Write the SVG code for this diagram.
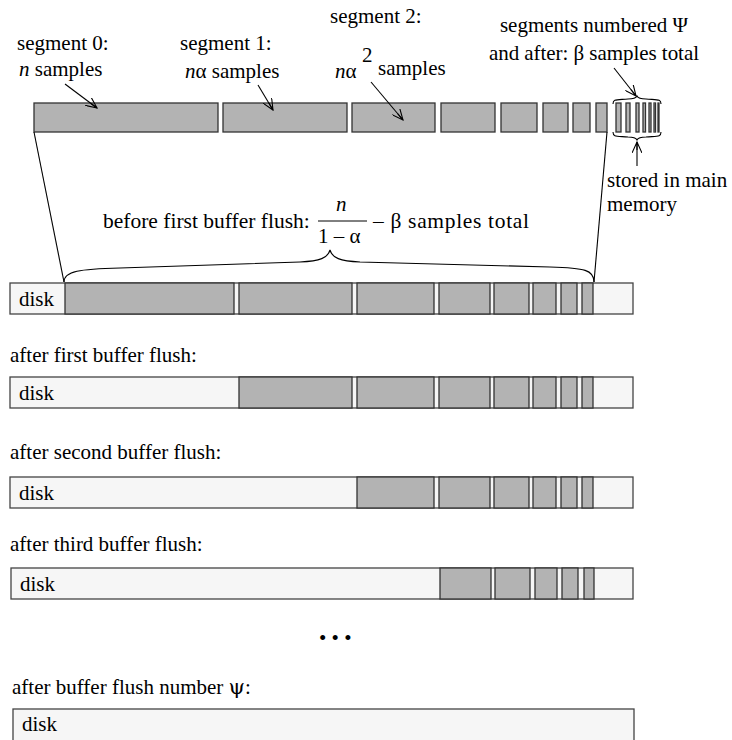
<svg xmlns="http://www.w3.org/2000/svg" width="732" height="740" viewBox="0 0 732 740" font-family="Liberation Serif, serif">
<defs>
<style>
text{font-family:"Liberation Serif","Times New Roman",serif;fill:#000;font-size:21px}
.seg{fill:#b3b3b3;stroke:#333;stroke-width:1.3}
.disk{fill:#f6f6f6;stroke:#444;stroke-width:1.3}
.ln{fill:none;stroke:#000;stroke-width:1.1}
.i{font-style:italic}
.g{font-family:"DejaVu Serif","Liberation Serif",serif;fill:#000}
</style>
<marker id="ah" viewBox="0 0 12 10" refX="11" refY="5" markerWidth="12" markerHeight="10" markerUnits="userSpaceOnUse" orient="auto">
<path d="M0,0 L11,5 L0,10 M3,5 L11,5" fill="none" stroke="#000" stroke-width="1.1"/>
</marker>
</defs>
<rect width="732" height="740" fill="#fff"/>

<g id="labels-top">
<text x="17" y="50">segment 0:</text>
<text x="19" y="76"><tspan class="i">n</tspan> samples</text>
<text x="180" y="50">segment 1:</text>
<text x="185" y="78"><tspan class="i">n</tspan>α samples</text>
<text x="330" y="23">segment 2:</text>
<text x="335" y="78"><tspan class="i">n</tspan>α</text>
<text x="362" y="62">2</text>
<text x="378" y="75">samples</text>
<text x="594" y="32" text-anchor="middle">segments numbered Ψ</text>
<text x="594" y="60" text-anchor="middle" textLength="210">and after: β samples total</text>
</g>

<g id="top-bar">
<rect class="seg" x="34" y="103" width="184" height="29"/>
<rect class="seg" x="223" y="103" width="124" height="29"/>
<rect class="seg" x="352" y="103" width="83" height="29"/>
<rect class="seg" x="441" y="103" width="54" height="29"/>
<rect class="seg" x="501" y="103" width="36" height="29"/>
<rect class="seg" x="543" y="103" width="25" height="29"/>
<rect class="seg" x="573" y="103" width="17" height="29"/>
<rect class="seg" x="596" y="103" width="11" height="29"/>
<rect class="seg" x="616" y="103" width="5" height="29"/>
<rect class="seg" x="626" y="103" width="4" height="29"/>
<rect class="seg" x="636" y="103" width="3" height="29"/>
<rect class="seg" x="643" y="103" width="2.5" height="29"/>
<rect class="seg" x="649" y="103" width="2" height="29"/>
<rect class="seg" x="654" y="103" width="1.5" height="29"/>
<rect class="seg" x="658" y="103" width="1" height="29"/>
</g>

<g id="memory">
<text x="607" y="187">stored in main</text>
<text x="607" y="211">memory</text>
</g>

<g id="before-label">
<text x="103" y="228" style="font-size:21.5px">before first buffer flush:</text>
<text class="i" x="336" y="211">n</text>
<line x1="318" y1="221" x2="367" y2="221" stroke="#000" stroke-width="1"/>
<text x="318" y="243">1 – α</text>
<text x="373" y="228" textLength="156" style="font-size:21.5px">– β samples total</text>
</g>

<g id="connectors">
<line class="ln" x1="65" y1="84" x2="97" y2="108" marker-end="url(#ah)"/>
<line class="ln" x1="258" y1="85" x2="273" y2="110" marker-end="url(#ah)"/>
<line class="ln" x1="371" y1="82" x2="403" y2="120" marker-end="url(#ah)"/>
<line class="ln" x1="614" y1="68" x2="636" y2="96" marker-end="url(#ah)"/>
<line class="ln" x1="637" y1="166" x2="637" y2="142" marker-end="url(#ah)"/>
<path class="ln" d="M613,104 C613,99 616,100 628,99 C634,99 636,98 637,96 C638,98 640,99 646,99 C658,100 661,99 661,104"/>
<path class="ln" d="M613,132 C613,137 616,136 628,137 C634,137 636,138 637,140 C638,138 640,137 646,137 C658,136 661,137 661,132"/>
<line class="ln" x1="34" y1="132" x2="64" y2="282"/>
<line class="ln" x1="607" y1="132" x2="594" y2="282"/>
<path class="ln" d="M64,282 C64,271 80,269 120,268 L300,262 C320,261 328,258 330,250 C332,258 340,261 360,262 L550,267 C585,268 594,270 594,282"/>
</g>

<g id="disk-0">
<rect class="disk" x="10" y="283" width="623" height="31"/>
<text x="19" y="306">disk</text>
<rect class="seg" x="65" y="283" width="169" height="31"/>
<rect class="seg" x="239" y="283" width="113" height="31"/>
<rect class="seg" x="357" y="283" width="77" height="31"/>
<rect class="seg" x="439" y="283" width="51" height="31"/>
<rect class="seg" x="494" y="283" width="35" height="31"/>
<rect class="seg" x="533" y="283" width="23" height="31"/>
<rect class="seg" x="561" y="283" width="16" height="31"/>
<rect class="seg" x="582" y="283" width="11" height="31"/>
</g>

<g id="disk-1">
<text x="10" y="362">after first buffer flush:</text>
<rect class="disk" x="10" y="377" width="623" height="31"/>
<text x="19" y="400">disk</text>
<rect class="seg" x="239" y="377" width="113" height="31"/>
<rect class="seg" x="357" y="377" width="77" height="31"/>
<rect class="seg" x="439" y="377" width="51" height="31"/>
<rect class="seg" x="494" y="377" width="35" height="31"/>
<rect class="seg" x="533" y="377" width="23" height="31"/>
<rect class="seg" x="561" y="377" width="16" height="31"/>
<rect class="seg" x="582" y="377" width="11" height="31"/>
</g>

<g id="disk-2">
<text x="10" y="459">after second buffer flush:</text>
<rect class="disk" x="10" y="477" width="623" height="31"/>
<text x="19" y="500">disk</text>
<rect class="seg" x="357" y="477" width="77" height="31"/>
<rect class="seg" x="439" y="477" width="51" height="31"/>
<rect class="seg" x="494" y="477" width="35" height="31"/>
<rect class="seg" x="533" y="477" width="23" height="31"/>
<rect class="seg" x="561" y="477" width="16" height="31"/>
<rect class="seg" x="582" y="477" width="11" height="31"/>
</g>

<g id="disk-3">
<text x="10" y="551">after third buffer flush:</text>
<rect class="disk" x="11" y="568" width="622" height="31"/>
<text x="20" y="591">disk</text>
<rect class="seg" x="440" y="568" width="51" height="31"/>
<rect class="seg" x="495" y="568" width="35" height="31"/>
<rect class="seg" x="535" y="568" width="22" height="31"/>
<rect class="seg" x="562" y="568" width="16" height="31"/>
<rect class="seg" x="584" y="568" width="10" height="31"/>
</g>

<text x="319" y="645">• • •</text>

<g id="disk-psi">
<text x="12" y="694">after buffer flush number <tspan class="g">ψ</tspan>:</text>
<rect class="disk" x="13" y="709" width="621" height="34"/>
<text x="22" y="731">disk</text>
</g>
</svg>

· · · · ·

• _YOUR OBJECTIVE_: Output each line exactly; omit every picture.

• _THE REPLY_:
Write the SVG code for this diagram.
<svg xmlns="http://www.w3.org/2000/svg" width="732" height="740" viewBox="0 0 732 740" font-family="Liberation Serif, serif">
<defs>
<style>
text{font-family:"Liberation Serif","Times New Roman",serif;fill:#000;font-size:21px}
.seg{fill:#b3b3b3;stroke:#333;stroke-width:1.3}
.disk{fill:#f6f6f6;stroke:#444;stroke-width:1.3}
.ln{fill:none;stroke:#000;stroke-width:1.1}
.i{font-style:italic}
.g{font-family:"DejaVu Serif","Liberation Serif",serif;fill:#000}
</style>
<marker id="ah" viewBox="0 0 12 10" refX="11" refY="5" markerWidth="12" markerHeight="10" markerUnits="userSpaceOnUse" orient="auto">
<path d="M0,0 L11,5 L0,10 M3,5 L11,5" fill="none" stroke="#000" stroke-width="1.1"/>
</marker>
</defs>
<rect width="732" height="740" fill="#fff"/>

<g id="labels-top">
<text x="17" y="50">segment 0:</text>
<text x="19" y="76"><tspan class="i">n</tspan> samples</text>
<text x="180" y="50">segment 1:</text>
<text x="185" y="78"><tspan class="i">n</tspan>α samples</text>
<text x="330" y="23">segment 2:</text>
<text x="335" y="78"><tspan class="i">n</tspan>α</text>
<text x="362" y="62">2</text>
<text x="378" y="75">samples</text>
<text x="594" y="32" text-anchor="middle">segments numbered Ψ</text>
<text x="594" y="60" text-anchor="middle" textLength="210">and after: β samples total</text>
</g>

<g id="top-bar">
<rect class="seg" x="34" y="103" width="184" height="29"/>
<rect class="seg" x="223" y="103" width="124" height="29"/>
<rect class="seg" x="352" y="103" width="83" height="29"/>
<rect class="seg" x="441" y="103" width="54" height="29"/>
<rect class="seg" x="501" y="103" width="36" height="29"/>
<rect class="seg" x="543" y="103" width="25" height="29"/>
<rect class="seg" x="573" y="103" width="17" height="29"/>
<rect class="seg" x="596" y="103" width="11" height="29"/>
<rect class="seg" x="616" y="103" width="5" height="29"/>
<rect class="seg" x="626" y="103" width="4" height="29"/>
<rect class="seg" x="636" y="103" width="3" height="29"/>
<rect class="seg" x="643" y="103" width="2.5" height="29"/>
<rect class="seg" x="649" y="103" width="2" height="29"/>
<rect class="seg" x="654" y="103" width="1.5" height="29"/>
<rect class="seg" x="658" y="103" width="1" height="29"/>
</g>

<g id="memory">
<text x="607" y="187">stored in main</text>
<text x="607" y="211">memory</text>
</g>

<g id="before-label">
<text x="103" y="228" style="font-size:21.5px">before first buffer flush:</text>
<text class="i" x="336" y="211">n</text>
<line x1="318" y1="221" x2="367" y2="221" stroke="#000" stroke-width="1"/>
<text x="318" y="243">1 – α</text>
<text x="373" y="228" textLength="156" style="font-size:21.5px">– β samples total</text>
</g>

<g id="connectors">
<line class="ln" x1="65" y1="84" x2="97" y2="108" marker-end="url(#ah)"/>
<line class="ln" x1="258" y1="85" x2="273" y2="110" marker-end="url(#ah)"/>
<line class="ln" x1="371" y1="82" x2="403" y2="120" marker-end="url(#ah)"/>
<line class="ln" x1="614" y1="68" x2="636" y2="96" marker-end="url(#ah)"/>
<line class="ln" x1="637" y1="166" x2="637" y2="142" marker-end="url(#ah)"/>
<path class="ln" d="M613,104 C613,99 616,100 628,99 C634,99 636,98 637,96 C638,98 640,99 646,99 C658,100 661,99 661,104"/>
<path class="ln" d="M613,132 C613,137 616,136 628,137 C634,137 636,138 637,140 C638,138 640,137 646,137 C658,136 661,137 661,132"/>
<line class="ln" x1="34" y1="132" x2="64" y2="282"/>
<line class="ln" x1="607" y1="132" x2="594" y2="282"/>
<path class="ln" d="M64,282 C64,271 80,269 120,268 L300,262 C320,261 328,258 330,250 C332,258 340,261 360,262 L550,267 C585,268 594,270 594,282"/>
</g>

<g id="disk-0">
<rect class="disk" x="10" y="283" width="623" height="31"/>
<text x="19" y="306">disk</text>
<rect class="seg" x="65" y="283" width="169" height="31"/>
<rect class="seg" x="239" y="283" width="113" height="31"/>
<rect class="seg" x="357" y="283" width="77" height="31"/>
<rect class="seg" x="439" y="283" width="51" height="31"/>
<rect class="seg" x="494" y="283" width="35" height="31"/>
<rect class="seg" x="533" y="283" width="23" height="31"/>
<rect class="seg" x="561" y="283" width="16" height="31"/>
<rect class="seg" x="582" y="283" width="11" height="31"/>
</g>

<g id="disk-1">
<text x="10" y="362">after first buffer flush:</text>
<rect class="disk" x="10" y="377" width="623" height="31"/>
<text x="19" y="400">disk</text>
<rect class="seg" x="239" y="377" width="113" height="31"/>
<rect class="seg" x="357" y="377" width="77" height="31"/>
<rect class="seg" x="439" y="377" width="51" height="31"/>
<rect class="seg" x="494" y="377" width="35" height="31"/>
<rect class="seg" x="533" y="377" width="23" height="31"/>
<rect class="seg" x="561" y="377" width="16" height="31"/>
<rect class="seg" x="582" y="377" width="11" height="31"/>
</g>

<g id="disk-2">
<text x="10" y="459">after second buffer flush:</text>
<rect class="disk" x="10" y="477" width="623" height="31"/>
<text x="19" y="500">disk</text>
<rect class="seg" x="357" y="477" width="77" height="31"/>
<rect class="seg" x="439" y="477" width="51" height="31"/>
<rect class="seg" x="494" y="477" width="35" height="31"/>
<rect class="seg" x="533" y="477" width="23" height="31"/>
<rect class="seg" x="561" y="477" width="16" height="31"/>
<rect class="seg" x="582" y="477" width="11" height="31"/>
</g>

<g id="disk-3">
<text x="10" y="551">after third buffer flush:</text>
<rect class="disk" x="11" y="568" width="622" height="31"/>
<text x="20" y="591">disk</text>
<rect class="seg" x="440" y="568" width="51" height="31"/>
<rect class="seg" x="495" y="568" width="35" height="31"/>
<rect class="seg" x="535" y="568" width="22" height="31"/>
<rect class="seg" x="562" y="568" width="16" height="31"/>
<rect class="seg" x="584" y="568" width="10" height="31"/>
</g>

<text x="319" y="645">• • •</text>

<g id="disk-psi">
<text x="12" y="694">after buffer flush number <tspan class="g">ψ</tspan>:</text>
<rect class="disk" x="13" y="709" width="621" height="34"/>
<text x="22" y="731">disk</text>
</g>
</svg>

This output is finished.